— begin Record list —

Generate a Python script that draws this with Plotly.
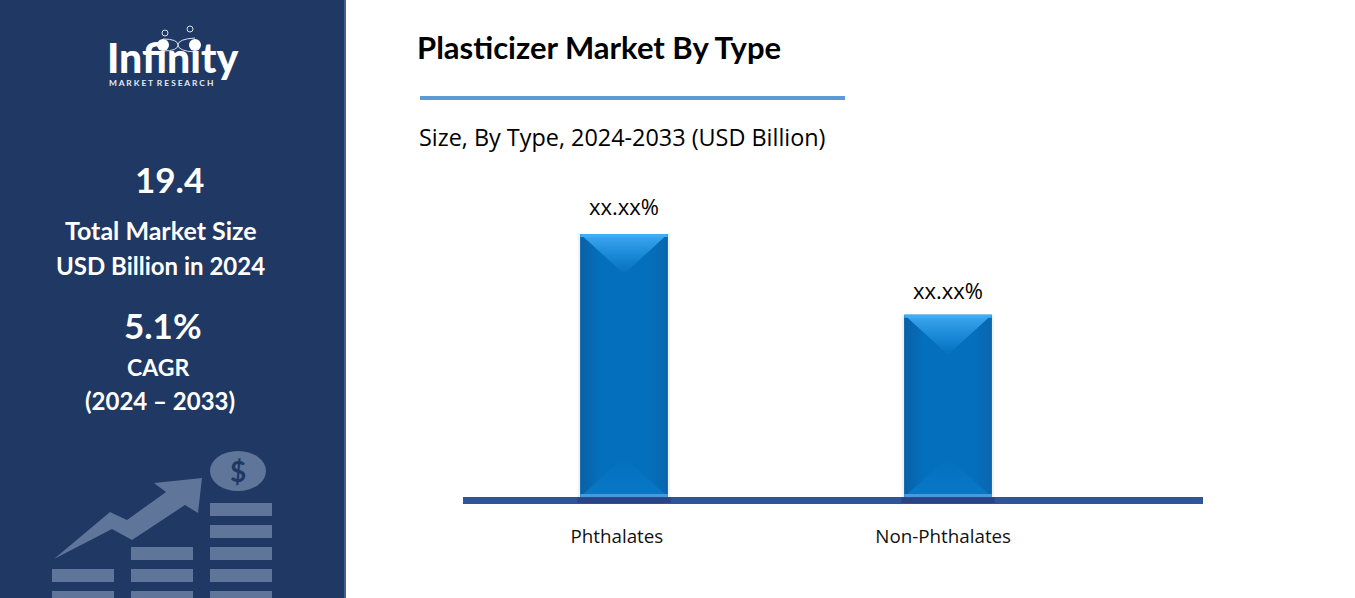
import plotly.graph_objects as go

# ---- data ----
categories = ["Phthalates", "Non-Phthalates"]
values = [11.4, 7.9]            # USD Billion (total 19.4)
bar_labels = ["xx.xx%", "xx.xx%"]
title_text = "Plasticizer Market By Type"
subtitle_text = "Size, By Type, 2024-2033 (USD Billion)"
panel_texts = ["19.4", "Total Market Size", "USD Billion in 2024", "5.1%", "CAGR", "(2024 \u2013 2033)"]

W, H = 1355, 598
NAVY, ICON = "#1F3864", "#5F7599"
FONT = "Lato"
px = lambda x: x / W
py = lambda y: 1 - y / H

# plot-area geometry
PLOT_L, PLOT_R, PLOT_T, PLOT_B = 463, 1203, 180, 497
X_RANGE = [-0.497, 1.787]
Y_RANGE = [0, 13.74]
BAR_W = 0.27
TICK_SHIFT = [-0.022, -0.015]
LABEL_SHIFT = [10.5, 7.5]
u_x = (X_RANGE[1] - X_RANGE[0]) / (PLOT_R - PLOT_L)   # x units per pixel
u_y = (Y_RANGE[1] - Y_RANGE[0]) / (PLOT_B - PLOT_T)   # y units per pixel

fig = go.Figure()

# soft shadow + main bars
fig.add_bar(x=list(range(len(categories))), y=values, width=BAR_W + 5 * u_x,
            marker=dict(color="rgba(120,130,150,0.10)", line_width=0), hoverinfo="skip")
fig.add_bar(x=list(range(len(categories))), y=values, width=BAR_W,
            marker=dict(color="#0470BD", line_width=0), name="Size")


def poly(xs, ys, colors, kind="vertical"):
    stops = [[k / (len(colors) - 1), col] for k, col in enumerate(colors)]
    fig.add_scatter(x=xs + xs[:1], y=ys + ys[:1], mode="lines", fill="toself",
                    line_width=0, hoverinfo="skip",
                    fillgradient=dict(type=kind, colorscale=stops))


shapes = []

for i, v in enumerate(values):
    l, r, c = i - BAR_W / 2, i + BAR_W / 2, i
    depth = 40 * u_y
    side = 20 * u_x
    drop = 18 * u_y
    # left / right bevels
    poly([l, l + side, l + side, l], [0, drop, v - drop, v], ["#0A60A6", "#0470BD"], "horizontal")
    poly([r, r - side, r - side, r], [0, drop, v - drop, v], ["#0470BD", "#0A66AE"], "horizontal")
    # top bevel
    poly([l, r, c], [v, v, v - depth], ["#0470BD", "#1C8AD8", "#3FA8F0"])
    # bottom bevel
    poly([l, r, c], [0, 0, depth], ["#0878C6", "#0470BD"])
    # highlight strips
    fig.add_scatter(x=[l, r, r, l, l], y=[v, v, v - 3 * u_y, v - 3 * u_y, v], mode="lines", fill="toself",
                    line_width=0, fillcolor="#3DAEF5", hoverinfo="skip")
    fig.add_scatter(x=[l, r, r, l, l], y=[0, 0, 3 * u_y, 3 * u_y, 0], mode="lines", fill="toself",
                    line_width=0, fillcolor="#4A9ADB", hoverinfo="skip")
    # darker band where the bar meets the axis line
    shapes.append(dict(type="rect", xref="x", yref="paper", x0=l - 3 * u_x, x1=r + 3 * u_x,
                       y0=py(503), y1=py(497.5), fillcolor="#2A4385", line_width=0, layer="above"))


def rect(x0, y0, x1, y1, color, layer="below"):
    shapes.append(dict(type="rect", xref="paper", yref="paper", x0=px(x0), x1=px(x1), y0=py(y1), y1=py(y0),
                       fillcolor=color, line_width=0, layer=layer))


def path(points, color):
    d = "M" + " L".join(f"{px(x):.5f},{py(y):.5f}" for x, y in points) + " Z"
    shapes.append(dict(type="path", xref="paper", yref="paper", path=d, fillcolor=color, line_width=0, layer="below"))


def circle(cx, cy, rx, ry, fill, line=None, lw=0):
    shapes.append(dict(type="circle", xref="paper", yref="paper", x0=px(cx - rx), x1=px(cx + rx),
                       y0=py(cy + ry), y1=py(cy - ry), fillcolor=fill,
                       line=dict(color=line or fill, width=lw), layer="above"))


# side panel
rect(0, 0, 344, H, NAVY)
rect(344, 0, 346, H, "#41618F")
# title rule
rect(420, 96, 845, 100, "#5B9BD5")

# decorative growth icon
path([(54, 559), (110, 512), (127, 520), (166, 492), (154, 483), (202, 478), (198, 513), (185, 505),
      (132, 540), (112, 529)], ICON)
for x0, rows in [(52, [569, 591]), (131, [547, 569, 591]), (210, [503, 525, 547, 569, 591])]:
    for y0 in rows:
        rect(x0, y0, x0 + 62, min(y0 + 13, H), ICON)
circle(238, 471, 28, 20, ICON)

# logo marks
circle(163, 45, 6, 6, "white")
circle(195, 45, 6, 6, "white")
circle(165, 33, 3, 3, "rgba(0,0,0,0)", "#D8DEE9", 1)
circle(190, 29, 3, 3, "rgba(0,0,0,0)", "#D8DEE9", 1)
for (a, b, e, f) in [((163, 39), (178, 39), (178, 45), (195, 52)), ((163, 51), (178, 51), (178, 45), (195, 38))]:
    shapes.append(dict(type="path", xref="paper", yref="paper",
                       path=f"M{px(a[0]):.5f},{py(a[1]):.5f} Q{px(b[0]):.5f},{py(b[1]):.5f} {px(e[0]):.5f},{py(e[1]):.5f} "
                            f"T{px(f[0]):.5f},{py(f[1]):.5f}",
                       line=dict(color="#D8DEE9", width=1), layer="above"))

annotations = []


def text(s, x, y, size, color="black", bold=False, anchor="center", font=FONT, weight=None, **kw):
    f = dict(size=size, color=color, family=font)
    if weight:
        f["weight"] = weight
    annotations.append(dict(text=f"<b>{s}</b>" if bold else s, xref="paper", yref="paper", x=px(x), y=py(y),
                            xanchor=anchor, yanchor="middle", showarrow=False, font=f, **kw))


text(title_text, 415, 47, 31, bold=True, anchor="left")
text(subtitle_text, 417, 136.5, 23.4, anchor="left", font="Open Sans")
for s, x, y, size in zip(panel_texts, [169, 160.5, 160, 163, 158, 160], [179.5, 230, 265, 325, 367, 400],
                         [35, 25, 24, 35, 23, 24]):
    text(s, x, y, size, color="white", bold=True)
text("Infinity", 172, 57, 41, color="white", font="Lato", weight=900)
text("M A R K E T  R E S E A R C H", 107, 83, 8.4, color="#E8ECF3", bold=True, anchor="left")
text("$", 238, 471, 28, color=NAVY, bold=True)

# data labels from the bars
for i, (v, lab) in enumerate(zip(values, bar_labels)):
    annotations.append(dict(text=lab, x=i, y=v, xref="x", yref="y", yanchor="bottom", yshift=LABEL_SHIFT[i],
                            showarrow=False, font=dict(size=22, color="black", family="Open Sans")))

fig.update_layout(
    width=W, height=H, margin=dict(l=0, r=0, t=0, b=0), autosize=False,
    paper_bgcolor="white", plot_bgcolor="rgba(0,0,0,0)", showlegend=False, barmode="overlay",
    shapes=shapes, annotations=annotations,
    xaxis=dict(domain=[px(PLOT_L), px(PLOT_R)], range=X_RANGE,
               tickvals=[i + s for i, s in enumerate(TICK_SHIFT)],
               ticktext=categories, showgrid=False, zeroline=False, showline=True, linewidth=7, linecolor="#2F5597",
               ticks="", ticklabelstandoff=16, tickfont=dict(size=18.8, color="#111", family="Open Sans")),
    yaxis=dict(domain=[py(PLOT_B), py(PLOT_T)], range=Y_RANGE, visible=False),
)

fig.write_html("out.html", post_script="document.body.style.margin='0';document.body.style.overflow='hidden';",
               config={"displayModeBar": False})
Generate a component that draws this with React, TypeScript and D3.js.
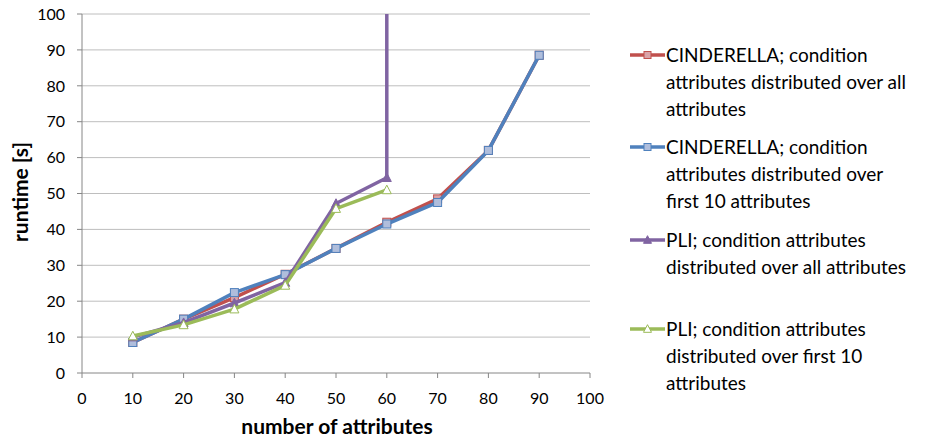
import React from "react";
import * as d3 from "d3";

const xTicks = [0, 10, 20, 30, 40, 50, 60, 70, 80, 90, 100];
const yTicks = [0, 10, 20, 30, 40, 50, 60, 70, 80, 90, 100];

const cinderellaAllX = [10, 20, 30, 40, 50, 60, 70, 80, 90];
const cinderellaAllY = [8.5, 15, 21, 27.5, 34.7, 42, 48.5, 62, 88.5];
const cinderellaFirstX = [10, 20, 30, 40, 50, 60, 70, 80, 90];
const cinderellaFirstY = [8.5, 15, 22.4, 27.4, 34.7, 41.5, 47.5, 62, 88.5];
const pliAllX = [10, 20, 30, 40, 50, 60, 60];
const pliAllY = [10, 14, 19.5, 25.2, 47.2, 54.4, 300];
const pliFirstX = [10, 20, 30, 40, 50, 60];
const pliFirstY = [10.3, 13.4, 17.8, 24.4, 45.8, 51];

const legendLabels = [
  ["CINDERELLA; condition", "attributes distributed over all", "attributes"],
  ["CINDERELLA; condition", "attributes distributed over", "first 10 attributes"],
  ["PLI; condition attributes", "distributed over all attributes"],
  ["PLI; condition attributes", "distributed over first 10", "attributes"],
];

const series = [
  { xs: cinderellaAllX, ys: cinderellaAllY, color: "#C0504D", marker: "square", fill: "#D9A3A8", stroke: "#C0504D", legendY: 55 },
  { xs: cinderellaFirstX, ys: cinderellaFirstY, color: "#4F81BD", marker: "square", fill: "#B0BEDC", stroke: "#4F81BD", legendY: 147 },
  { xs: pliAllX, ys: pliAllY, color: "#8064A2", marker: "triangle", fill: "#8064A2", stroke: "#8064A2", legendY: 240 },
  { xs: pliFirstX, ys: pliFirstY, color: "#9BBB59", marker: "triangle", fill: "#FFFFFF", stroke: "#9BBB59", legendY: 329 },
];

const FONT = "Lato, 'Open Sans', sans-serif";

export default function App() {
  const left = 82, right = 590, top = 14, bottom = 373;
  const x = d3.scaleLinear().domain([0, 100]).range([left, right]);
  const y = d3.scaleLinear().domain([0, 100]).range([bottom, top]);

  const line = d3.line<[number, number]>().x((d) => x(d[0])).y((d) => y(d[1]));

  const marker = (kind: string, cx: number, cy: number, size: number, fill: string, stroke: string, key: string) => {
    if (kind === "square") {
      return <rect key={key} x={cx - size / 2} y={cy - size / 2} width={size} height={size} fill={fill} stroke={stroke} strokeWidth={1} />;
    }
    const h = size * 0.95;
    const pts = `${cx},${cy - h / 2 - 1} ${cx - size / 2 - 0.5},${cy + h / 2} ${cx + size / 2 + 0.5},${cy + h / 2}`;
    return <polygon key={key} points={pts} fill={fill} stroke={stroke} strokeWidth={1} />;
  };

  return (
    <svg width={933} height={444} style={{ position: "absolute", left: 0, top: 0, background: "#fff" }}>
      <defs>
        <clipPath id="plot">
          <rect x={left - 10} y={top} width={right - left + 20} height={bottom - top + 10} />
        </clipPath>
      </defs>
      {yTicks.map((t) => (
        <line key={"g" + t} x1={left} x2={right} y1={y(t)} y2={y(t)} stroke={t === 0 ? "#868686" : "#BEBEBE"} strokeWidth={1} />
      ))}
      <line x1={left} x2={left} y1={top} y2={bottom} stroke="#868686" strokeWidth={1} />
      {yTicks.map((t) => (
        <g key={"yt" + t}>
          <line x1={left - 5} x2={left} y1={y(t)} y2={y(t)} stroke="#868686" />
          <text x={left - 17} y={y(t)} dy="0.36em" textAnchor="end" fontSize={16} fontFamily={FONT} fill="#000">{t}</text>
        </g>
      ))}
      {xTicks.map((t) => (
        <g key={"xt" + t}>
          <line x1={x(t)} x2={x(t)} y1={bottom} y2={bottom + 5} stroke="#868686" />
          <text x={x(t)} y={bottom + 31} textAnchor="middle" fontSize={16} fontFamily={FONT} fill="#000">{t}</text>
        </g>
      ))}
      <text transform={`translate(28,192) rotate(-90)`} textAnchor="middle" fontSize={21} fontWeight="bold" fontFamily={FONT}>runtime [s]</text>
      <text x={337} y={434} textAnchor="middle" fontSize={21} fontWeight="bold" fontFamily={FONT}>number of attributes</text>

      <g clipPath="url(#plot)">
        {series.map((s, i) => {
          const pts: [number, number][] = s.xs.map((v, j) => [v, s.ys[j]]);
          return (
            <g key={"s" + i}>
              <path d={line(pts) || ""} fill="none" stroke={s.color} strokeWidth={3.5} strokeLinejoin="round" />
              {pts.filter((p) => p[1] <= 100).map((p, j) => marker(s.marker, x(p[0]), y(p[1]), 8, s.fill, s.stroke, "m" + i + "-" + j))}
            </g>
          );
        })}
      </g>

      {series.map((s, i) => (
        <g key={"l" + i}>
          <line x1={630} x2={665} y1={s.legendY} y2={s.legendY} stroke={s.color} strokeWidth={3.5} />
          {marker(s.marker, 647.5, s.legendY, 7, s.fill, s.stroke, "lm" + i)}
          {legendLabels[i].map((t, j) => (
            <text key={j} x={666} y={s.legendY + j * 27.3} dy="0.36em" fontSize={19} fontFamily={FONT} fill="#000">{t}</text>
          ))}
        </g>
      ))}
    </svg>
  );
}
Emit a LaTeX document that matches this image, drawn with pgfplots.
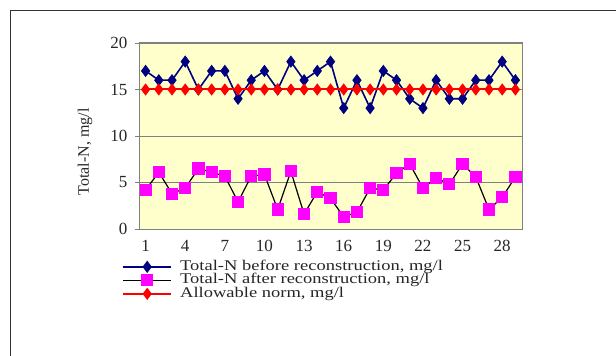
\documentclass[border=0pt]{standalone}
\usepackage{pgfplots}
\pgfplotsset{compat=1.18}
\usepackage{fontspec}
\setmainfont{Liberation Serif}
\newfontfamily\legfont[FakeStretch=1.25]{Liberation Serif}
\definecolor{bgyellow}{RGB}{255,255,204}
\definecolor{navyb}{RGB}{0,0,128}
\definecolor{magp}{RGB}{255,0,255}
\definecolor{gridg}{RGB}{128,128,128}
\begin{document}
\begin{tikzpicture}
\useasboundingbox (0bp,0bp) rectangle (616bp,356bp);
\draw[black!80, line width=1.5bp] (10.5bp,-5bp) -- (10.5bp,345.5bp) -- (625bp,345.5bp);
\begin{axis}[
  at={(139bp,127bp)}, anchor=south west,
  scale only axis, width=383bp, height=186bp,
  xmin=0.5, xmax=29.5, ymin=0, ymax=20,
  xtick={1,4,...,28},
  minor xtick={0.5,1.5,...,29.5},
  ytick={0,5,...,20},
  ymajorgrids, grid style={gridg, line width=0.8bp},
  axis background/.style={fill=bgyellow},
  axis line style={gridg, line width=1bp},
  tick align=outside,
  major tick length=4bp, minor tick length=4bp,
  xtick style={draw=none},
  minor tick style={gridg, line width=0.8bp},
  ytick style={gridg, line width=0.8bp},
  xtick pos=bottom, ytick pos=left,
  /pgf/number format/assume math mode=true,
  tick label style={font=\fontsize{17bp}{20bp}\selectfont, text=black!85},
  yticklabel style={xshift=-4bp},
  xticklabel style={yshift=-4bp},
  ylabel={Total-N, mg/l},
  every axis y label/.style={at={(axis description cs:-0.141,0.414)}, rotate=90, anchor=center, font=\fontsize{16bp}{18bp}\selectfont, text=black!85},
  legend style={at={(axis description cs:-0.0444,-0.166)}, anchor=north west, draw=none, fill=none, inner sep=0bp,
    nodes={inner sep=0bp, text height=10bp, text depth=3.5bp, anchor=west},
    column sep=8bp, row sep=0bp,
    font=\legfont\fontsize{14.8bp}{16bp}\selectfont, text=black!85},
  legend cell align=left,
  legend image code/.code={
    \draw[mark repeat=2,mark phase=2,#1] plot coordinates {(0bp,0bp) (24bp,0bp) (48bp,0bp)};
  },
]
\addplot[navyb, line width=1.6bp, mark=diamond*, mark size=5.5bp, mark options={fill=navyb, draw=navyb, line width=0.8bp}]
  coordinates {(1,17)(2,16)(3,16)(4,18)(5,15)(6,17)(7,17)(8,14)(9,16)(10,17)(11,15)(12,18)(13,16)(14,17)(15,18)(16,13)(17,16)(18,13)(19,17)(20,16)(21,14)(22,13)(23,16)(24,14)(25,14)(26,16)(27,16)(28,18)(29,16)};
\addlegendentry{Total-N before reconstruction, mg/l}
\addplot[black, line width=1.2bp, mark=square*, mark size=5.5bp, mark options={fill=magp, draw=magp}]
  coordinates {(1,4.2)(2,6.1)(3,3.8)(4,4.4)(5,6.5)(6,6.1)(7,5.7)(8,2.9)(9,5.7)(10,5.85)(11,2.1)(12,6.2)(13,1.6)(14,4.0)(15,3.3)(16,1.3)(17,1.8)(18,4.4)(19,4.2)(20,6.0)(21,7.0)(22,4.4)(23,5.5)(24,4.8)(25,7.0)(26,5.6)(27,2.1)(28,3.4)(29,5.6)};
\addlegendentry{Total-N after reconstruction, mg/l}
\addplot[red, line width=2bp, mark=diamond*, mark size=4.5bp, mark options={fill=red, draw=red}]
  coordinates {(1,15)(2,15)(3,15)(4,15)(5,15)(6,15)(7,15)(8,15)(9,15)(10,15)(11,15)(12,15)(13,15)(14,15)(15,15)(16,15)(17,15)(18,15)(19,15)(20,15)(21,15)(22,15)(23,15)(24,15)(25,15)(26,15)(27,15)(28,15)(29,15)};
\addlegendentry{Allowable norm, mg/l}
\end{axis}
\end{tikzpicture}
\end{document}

— end Record list —

Problem statement: Pictures stay out. Print the data exactly, from its first line through the line containing "shapes = []".

The answer:
Generate a Python script that draws this with Plotly.
import plotly.graph_objects as go

# ---- data ----
categories = ["Phthalates", "Non-Phthalates"]
values = [11.4, 7.9]            # USD Billion (total 19.4)
bar_labels = ["xx.xx%", "xx.xx%"]
title_text = "Plasticizer Market By Type"
subtitle_text = "Size, By Type, 2024-2033 (USD Billion)"
panel_texts = ["19.4", "Total Market Size", "USD Billion in 2024", "5.1%", "CAGR", "(2024 \u2013 2033)"]

W, H = 1355, 598
NAVY, ICON = "#1F3864", "#5F7599"
FONT = "Lato"
px = lambda x: x / W
py = lambda y: 1 - y / H

# plot-area geometry
PLOT_L, PLOT_R, PLOT_T, PLOT_B = 463, 1203, 180, 497
X_RANGE = [-0.497, 1.787]
Y_RANGE = [0, 13.74]
BAR_W = 0.27
TICK_SHIFT = [-0.022, -0.015]
LABEL_SHIFT = [10.5, 7.5]
u_x = (X_RANGE[1] - X_RANGE[0]) / (PLOT_R - PLOT_L)   # x units per pixel
u_y = (Y_RANGE[1] - Y_RANGE[0]) / (PLOT_B - PLOT_T)   # y units per pixel

fig = go.Figure()

# soft shadow + main bars
fig.add_bar(x=list(range(len(categories))), y=values, width=BAR_W + 5 * u_x,
            marker=dict(color="rgba(120,130,150,0.10)", line_width=0), hoverinfo="skip")
fig.add_bar(x=list(range(len(categories))), y=values, width=BAR_W,
            marker=dict(color="#0470BD", line_width=0), name="Size")


def poly(xs, ys, colors, kind="vertical"):
    stops = [[k / (len(colors) - 1), col] for k, col in enumerate(colors)]
    fig.add_scatter(x=xs + xs[:1], y=ys + ys[:1], mode="lines", fill="toself",
                    line_width=0, hoverinfo="skip",
                    fillgradient=dict(type=kind, colorscale=stops))


shapes = []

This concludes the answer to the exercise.